Auch ohne Immunitätspass wird der Antikörpertest absehbar auf eine sehr große Nachfrage stoßen. Über die Kosten des Tests gab es bei der gestrigen Präsentation in Penzberg nur ungefähre Angaben. Roche-Chef Franz ging von einem Preis aus, „den sich ein Einzelner leisten wird können“, es seien definitiv nicht „mehrere hundert Euro“. Das Testkit sei dabei der kleinste Posten, stärker würden die ärztliche und die Laborleistung zu Buche schlagen.

Spahn sagte, dass jeder, der für den Test selbst zahle, diesen auch bekommen werde. Was die GKV erstatte, müsse „weiter beraten“ werden.
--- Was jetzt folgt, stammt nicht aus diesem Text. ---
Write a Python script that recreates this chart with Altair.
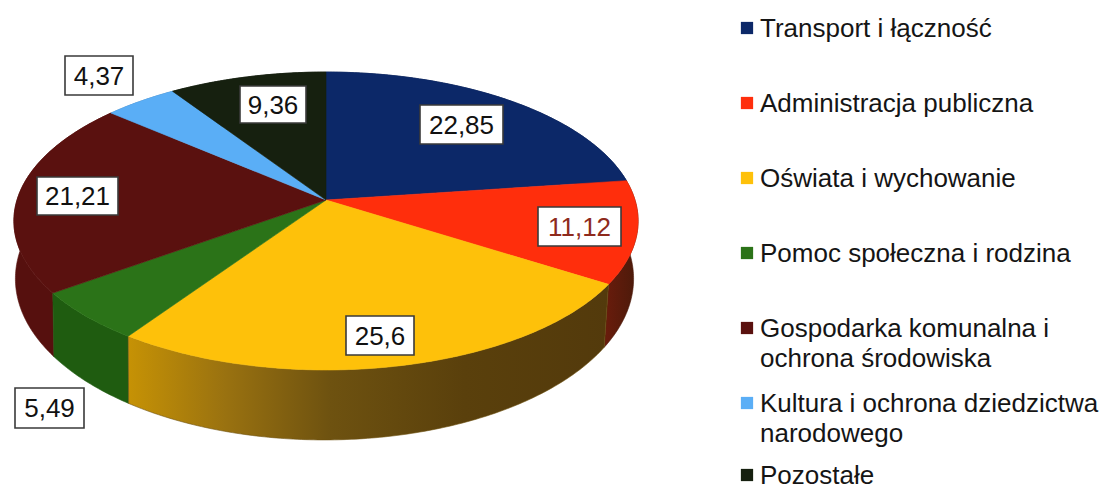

Festgelegt würde dies dann über eine Rechtsverordnung durch das Ministerium: So ist es im aktuell geplanten Epidemiegesetz für sämtliche Tests auf eine SARS-Cov-2-Infektion oder -Immunität festgelegt.

Ministerpräsident Söder, der als jener Landeschef gilt, der für die strengsten Corona-Beschränkungen eintritt, betonte gestern ebenso wie Spahn, mit den Roche-Tests Erkenntnisse gewinnen zu wollen, „wie der Umgang mit der Pandemie sich ändern kann“. 40 Millionen der insgesamt rund 420 Millionen Euro, die Roche in Penzberg gerade in ein Forschungszentrum für diagnostische Tests und eine biochemische Produktionsanlage investiere, steuere der Freistaat bei, sagte Söder. Sein Land sei interessiert an „Standorttreue“ von Roche.

Spahn unterstrich dies und betonte den Anspruch der Bundesrepublik, künftig verstärkt dafür zu kämpfen, dass Pharma-Standorte in Deutschland und Europa bleiben oder angesiedelt werden. „Das gibt uns ein Stück Unabhängigkeit“, betonte Spahn. Die derzeitige Krise habe leider gezeigt, dass man sich auf internationale Partnerschaft in Zeiten einer Pandemie nicht verlassen könne.